The first book I read in this genre was the biography of Steve Jobs by Walter Isaacson. I was an ardent admirer of the Apple founder and equally inquisitive to find out how he marched his way to the top. The book was long, it took me days to complete it but I was inspired, mesmerized and at the same time thrilled to hear his story from his mouth. The narration was so lucid, right from his childhood, to his family, to his early years at Palo Alto then at Pixar. Who knew the Apple guy actually worked on animated movies? This is the very reason I love biographies. They tell you so much more about a person than you can ever learn from news or media. They give you an insight in the real journey of the person whether through hardships or success. There is no fabrication. There is no glamour. It is a plain comprehensive description of their life.
The next one I read was Rafa: My Story. This book is a must read not just for any Nadal fan but also for all the tennis geeks out there. In fact for anyone who likes sports, this book is more than motivating. For that moment while you are engrossed reading the book, you tend to forget about all the Rafa v/s Roger discussions, you forget about the media taunts he has received. All you see is a passionate player who wants to be the best and who has had to work hard, very hard to be one of the best.
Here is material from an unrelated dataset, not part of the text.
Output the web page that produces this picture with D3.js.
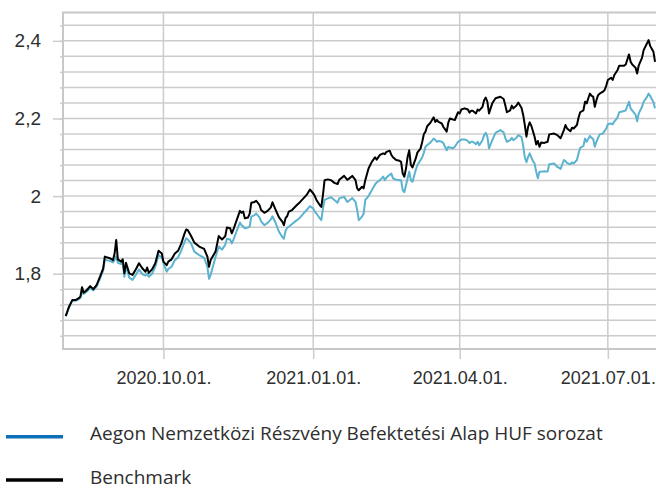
<!DOCTYPE html>
<html lang="hu">
<head>
<meta charset="UTF-8">
<title>Aegon Nemzetközi Részvény Befektetési Alap</title>
<script src="https://d3js.org/d3.v7.min.js"></script>
<style>
  body { margin: 0; background: #fff; }
  svg { display: block; font-family: "Open Sans", sans-serif; }
  .grid line, .tick line { stroke: #cccccc; stroke-width: 1.5; }
  .frame { stroke: #c8c8c8; stroke-width: 2; fill: none; }
  .tick text, .legend text { fill: #2e2e2e; font-size: 18px; }
  .y-labels .tick text { font-size: 19px; }
  .legend text { font-size: 19px; }
</style>
</head>
<body>
<svg id="chart" width="656" height="489"></svg>
<script>
// dates of the readings
const dates = [
  "2020-08-02","2020-08-04","2020-08-06","2020-08-08","2020-08-10","2020-08-11","2020-08-12","2020-08-13","2020-08-15","2020-08-17",
  "2020-08-19","2020-08-21","2020-08-23","2020-08-25","2020-08-26","2020-08-29","2020-08-31","2020-09-01","2020-09-02","2020-09-03",
  "2020-09-05","2020-09-06","2020-09-07","2020-09-08","2020-09-10","2020-09-12","2020-09-14","2020-09-16","2020-09-18","2020-09-20",
  "2020-09-21","2020-09-22","2020-09-24","2020-09-26","2020-09-28","2020-09-30","2020-10-01","2020-10-03","2020-10-04","2020-10-06",
  "2020-10-08","2020-10-10","2020-10-12","2020-10-14","2020-10-15","2020-10-16","2020-10-18","2020-10-20","2020-10-23","2020-10-26",
  "2020-10-28","2020-10-29","2020-10-30","2020-11-02","2020-11-04","2020-11-06","2020-11-08","2020-11-09","2020-11-11","2020-11-12",
  "2020-11-13","2020-11-15","2020-11-17","2020-11-18","2020-11-19","2020-11-20","2020-11-22","2020-11-23","2020-11-24","2020-11-26",
  "2020-11-27","2020-11-29","2020-11-30","2020-12-02","2020-12-04","2020-12-06","2020-12-07","2020-12-09","2020-12-11","2020-12-13",
  "2020-12-14","2020-12-15","2020-12-16","2020-12-17","2020-12-19","2020-12-22","2020-12-24","2020-12-26","2020-12-28","2020-12-30",
  "2021-01-01","2021-01-02","2021-01-03","2021-01-05","2021-01-06","2021-01-07","2021-01-08","2021-01-10","2021-01-12","2021-01-14",
  "2021-01-16","2021-01-17","2021-01-20","2021-01-22","2021-01-23","2021-01-25","2021-01-27","2021-01-28","2021-01-29","2021-01-31",
  "2021-02-01","2021-02-02","2021-02-04","2021-02-06","2021-02-08","2021-02-09","2021-02-11","2021-02-13","2021-02-14","2021-02-15",
  "2021-02-17","2021-02-18","2021-02-19","2021-02-21","2021-02-23","2021-02-24","2021-02-25","2021-02-26","2021-02-27","2021-02-28",
  "2021-03-01","2021-03-02","2021-03-03","2021-03-05","2021-03-06","2021-03-08","2021-03-09","2021-03-10","2021-03-11","2021-03-12",
  "2021-03-14","2021-03-16","2021-03-17","2021-03-18","2021-03-19","2021-03-21","2021-03-22","2021-03-24","2021-03-25","2021-03-26",
  "2021-03-28","2021-03-29","2021-03-31","2021-04-01","2021-04-02","2021-04-04","2021-04-06","2021-04-07","2021-04-08","2021-04-09",
  "2021-04-11","2021-04-12","2021-04-13","2021-04-15","2021-04-16","2021-04-17","2021-04-18","2021-04-19","2021-04-21","2021-04-23",
  "2021-04-26","2021-04-28","2021-04-29","2021-04-30","2021-05-02","2021-05-03","2021-05-04","2021-05-06","2021-05-07","2021-05-09",
  "2021-05-10","2021-05-11","2021-05-12","2021-05-13","2021-05-14","2021-05-15","2021-05-16","2021-05-17","2021-05-18","2021-05-19",
  "2021-05-20","2021-05-21","2021-05-23","2021-05-25","2021-05-26","2021-05-29","2021-05-31","2021-06-01","2021-06-02","2021-06-04",
  "2021-06-05","2021-06-06","2021-06-08","2021-06-09","2021-06-10","2021-06-12","2021-06-13","2021-06-14","2021-06-16","2021-06-17",
  "2021-06-18","2021-06-19","2021-06-20","2021-06-21","2021-06-22","2021-06-23","2021-06-24","2021-06-25","2021-06-26","2021-06-28",
  "2021-06-29","2021-06-30","2021-07-01","2021-07-03","2021-07-04","2021-07-05","2021-07-07","2021-07-08","2021-07-11","2021-07-12",
  "2021-07-14","2021-07-15","2021-07-16","2021-07-18","2021-07-19","2021-07-20","2021-07-22","2021-07-23","2021-07-25","2021-07-26",
  "2021-07-27","2021-07-29","2021-07-30"
];

// Aegon Nemzetközi Részvény Befektetési Alap HUF sorozat
const fund = [
  1.690,1.713,1.730,1.730,1.734,1.738,1.752,1.748,1.754,1.763,
  1.757,1.767,1.787,1.808,1.836,1.833,1.829,1.835,1.845,1.828,
  1.825,1.830,1.792,1.820,1.790,1.784,1.797,1.811,1.799,1.795,
  1.800,1.792,1.800,1.818,1.848,1.842,1.828,1.805,1.812,1.818,
  1.835,1.842,1.860,1.882,1.891,1.888,1.878,1.857,1.848,1.841,
  1.818,1.787,1.797,1.843,1.870,1.862,1.875,1.890,1.888,1.878,
  1.888,1.910,1.932,1.925,1.922,1.917,1.919,1.922,1.947,1.951,
  1.955,1.945,1.935,1.925,1.931,1.940,1.948,1.930,1.908,1.895,
  1.890,1.910,1.918,1.921,1.928,1.938,1.945,1.955,1.964,1.974,
  1.968,1.960,1.955,1.943,1.938,1.968,1.990,1.994,1.997,1.990,
  1.983,1.994,1.998,1.985,1.988,1.995,1.985,1.964,1.938,1.947,
  1.955,1.990,2.000,2.015,2.030,2.035,2.041,2.050,2.041,2.048,
  2.055,2.058,2.046,2.042,2.041,2.041,2.015,2.010,2.028,2.046,
  2.063,2.041,2.037,2.067,2.080,2.093,2.100,2.112,2.127,2.131,
  2.138,2.148,2.145,2.140,2.142,2.140,2.136,2.118,2.127,2.125,
  2.123,2.127,2.140,2.142,2.146,2.146,2.142,2.136,2.140,2.140,
  2.134,2.140,2.131,2.144,2.157,2.163,2.153,2.123,2.144,2.163,
  2.170,2.164,2.150,2.140,2.144,2.150,2.144,2.151,2.157,2.152,
  2.130,2.100,2.087,2.101,2.110,2.100,2.090,2.084,2.063,2.046,
  2.063,2.063,2.064,2.063,2.082,2.084,2.075,2.073,2.070,2.093,
  2.090,2.085,2.082,2.087,2.084,2.093,2.110,2.124,2.129,2.148,
  2.140,2.148,2.155,2.150,2.147,2.127,2.140,2.150,2.159,2.161,
  2.168,2.174,2.185,2.187,2.185,2.192,2.203,2.216,2.219,2.221,
  2.243,2.226,2.220,2.210,2.193,2.213,2.230,2.243,2.255,2.264,
  2.258,2.242,2.226
];

// Benchmark
const benchmark = [
  1.691,1.715,1.732,1.732,1.737,1.741,1.765,1.751,1.758,1.768,
  1.760,1.771,1.792,1.814,1.844,1.840,1.835,1.852,1.887,1.837,
  1.831,1.837,1.801,1.828,1.801,1.797,1.811,1.827,1.814,1.805,
  1.816,1.802,1.811,1.827,1.859,1.852,1.831,1.822,1.831,1.837,
  1.852,1.859,1.878,1.904,1.914,1.912,1.897,1.880,1.870,1.864,
  1.844,1.818,1.835,1.857,1.897,1.888,1.897,1.919,1.917,1.904,
  1.914,1.938,1.962,1.957,1.960,1.943,1.945,1.955,1.983,1.985,
  1.988,1.977,1.964,1.957,1.962,1.971,1.984,1.964,1.945,1.934,
  1.925,1.943,1.948,1.960,1.964,1.977,1.985,1.994,2.003,2.017,
  2.007,2.000,1.990,1.977,1.972,2.003,2.041,2.043,2.041,2.034,
  2.031,2.042,2.052,2.042,2.045,2.052,2.041,2.020,2.015,2.024,
  2.020,2.041,2.071,2.088,2.100,2.094,2.106,2.110,2.108,2.114,
  2.117,2.106,2.100,2.093,2.091,2.088,2.058,2.050,2.071,2.101,
  2.118,2.080,2.074,2.097,2.112,2.123,2.140,2.160,2.166,2.180,
  2.189,2.203,2.191,2.196,2.191,2.187,2.178,2.166,2.189,2.200,
  2.197,2.196,2.216,2.213,2.223,2.226,2.223,2.215,2.220,2.220,
  2.213,2.223,2.220,2.230,2.247,2.254,2.243,2.213,2.239,2.252,
  2.256,2.250,2.234,2.216,2.221,2.233,2.226,2.234,2.241,2.227,
  2.209,2.183,2.153,2.178,2.190,2.181,2.167,2.153,2.133,2.142,
  2.127,2.138,2.137,2.140,2.159,2.161,2.157,2.153,2.149,2.170,
  2.183,2.174,2.167,2.176,2.174,2.183,2.202,2.216,2.221,2.243,
  2.239,2.252,2.264,2.258,2.256,2.230,2.247,2.260,2.264,2.269,
  2.273,2.284,2.299,2.305,2.299,2.312,2.325,2.336,2.336,2.339,
  2.365,2.346,2.339,2.331,2.316,2.337,2.356,2.376,2.393,2.402,
  2.387,2.372,2.346
];

const seriesNames = ["Aegon Nemzetközi Részvény Befektetési Alap HUF sorozat", "Benchmark"];
const lineColors = ["#5cb3cf", "#000000"];
const legendColors = ["#0b70b8", "#000000"];
const yLabelTicks = [1.8, 2.0, 2.2, 2.4];
const xTickDates = ["2020-10-01", "2021-01-01", "2021-04-01", "2021-07-01"];

const parse = d3.timeParse("%Y-%m-%d");
const huFormat = d3.formatLocale({ decimal: ",", thousands: " ", grouping: [3], currency: ["", " Ft"] });

// plot frame
const plotLeft = 63, plotRight = 656, plotTop = 12.5, plotBottom = 349;

const svg = d3.select("#chart");

const x = d3.scaleTime()
  .domain([parse("2020-07-31"), parse("2021-08-01")])
  .range([62.5, 658.3]);

const y = d3.scaleLinear()
  .domain([1.606, 2.473])
  .range([plotBottom, plotTop]);

// minor gridlines every 0.04
const gridValues = d3.range(41, 62).map(i => +(i * 0.04).toFixed(2));

svg.append("g").attr("class", "grid")
  .selectAll("line")
  .data(gridValues)
  .join("line")
  .attr("x1", plotLeft).attr("x2", plotRight)
  .attr("y1", d => y(d)).attr("y2", d => y(d));

svg.append("g").attr("class", "grid")
  .selectAll("line")
  .data(xTickDates.map(parse))
  .join("line")
  .attr("x1", d => x(d)).attr("x2", d => x(d))
  .attr("y1", plotTop).attr("y2", plotBottom);

// small ticks on the left for every gridline
svg.append("g")
  .attr("transform", `translate(${plotLeft},0)`)
  .call(d3.axisLeft(y).tickValues(gridValues).tickSize(3).tickFormat(""))
  .call(g => g.select(".domain").remove());

// labelled ticks
svg.append("g")
  .attr("class", "y-labels")
  .attr("transform", `translate(${plotLeft},0)`)
  .call(d3.axisLeft(y).tickValues(yLabelTicks).tickSize(10).tickPadding(12)
    .tickFormat(huFormat.format("~g")))
  .call(g => g.select(".domain").remove())
  .call(g => g.selectAll("text").attr("font-family", null).attr("font-size", null));

svg.append("g")
  .attr("transform", `translate(0,${plotBottom})`)
  .call(d3.axisBottom(x).tickValues(xTickDates.map(parse)).tickSize(10).tickPadding(12)
    .tickFormat(d3.timeFormat("%Y.%m.%d.")))
  .call(g => g.select(".domain").remove())
  .call(g => g.selectAll("text").attr("font-family", null).attr("font-size", null));

// frame
svg.append("path")
  .attr("class", "frame")
  .attr("d", `M${plotRight},${plotTop}H${plotLeft}V${plotBottom}H${plotRight}`);

// lines
svg.append("clipPath").attr("id", "plot-clip")
  .append("rect").attr("x", plotLeft).attr("y", plotTop)
  .attr("width", plotRight - plotLeft).attr("height", plotBottom - plotTop);

const rows = dates.map((d, i) => ({ date: parse(d), fund: fund[i], benchmark: benchmark[i] }));

const series = [
  { name: seriesNames[0], key: "fund", color: lineColors[0] },
  { name: seriesNames[1], key: "benchmark", color: lineColors[1] }
];

const plot = svg.append("g").attr("clip-path", "url(#plot-clip)");

series.forEach(s => {
  plot.append("path")
    .datum(rows)
    .attr("fill", "none")
    .attr("stroke", s.color)
    .attr("stroke-width", 2)
    .attr("stroke-linejoin", "round")
    .attr("d", d3.line().x(d => x(d.date)).y(d => y(d[s.key])));
});

// legend
const legend = svg.append("g").attr("class", "legend");
const legendY = d3.scalePoint().domain(seriesNames).range([436.7, 480]);

legend.selectAll("line")
  .data(seriesNames)
  .join("line")
  .attr("x1", 6).attr("x2", 63)
  .attr("y1", d => legendY(d)).attr("y2", d => legendY(d))
  .attr("stroke", (d, i) => legendColors[i])
  .attr("stroke-width", 3.5);

legend.selectAll("text")
  .data(seriesNames)
  .join("text")
  .attr("x", 90)
  .attr("y", d => legendY(d) + 3.5)
  .text(d => d);
</script>
</body>
</html>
Ever wondered why someone else’s story seems so captivating and inspiring? Why we are curious to know about the events in someone else’s life? The most simple and straight forward answer to this is that we are humans. Each one of us has the tendency to grow by inculcating values from others. We group up as kids learning from our parents and now we want to learn through books, media and the internet. Amidst all this, all our thoughts have to be supported by real time evidences. And what better evidences than the life stories of the people we look up to. We don’t get to see these people in real life, neither will we ever get to meet them in most circumstances but books always come to our rescue. From Einstein to Mahatma Gandhi, from Franklin to Lincoln, all have their biographies to convey their lives to us.
It’s not the greatness of people that is showcased in these books, it is their simplicity.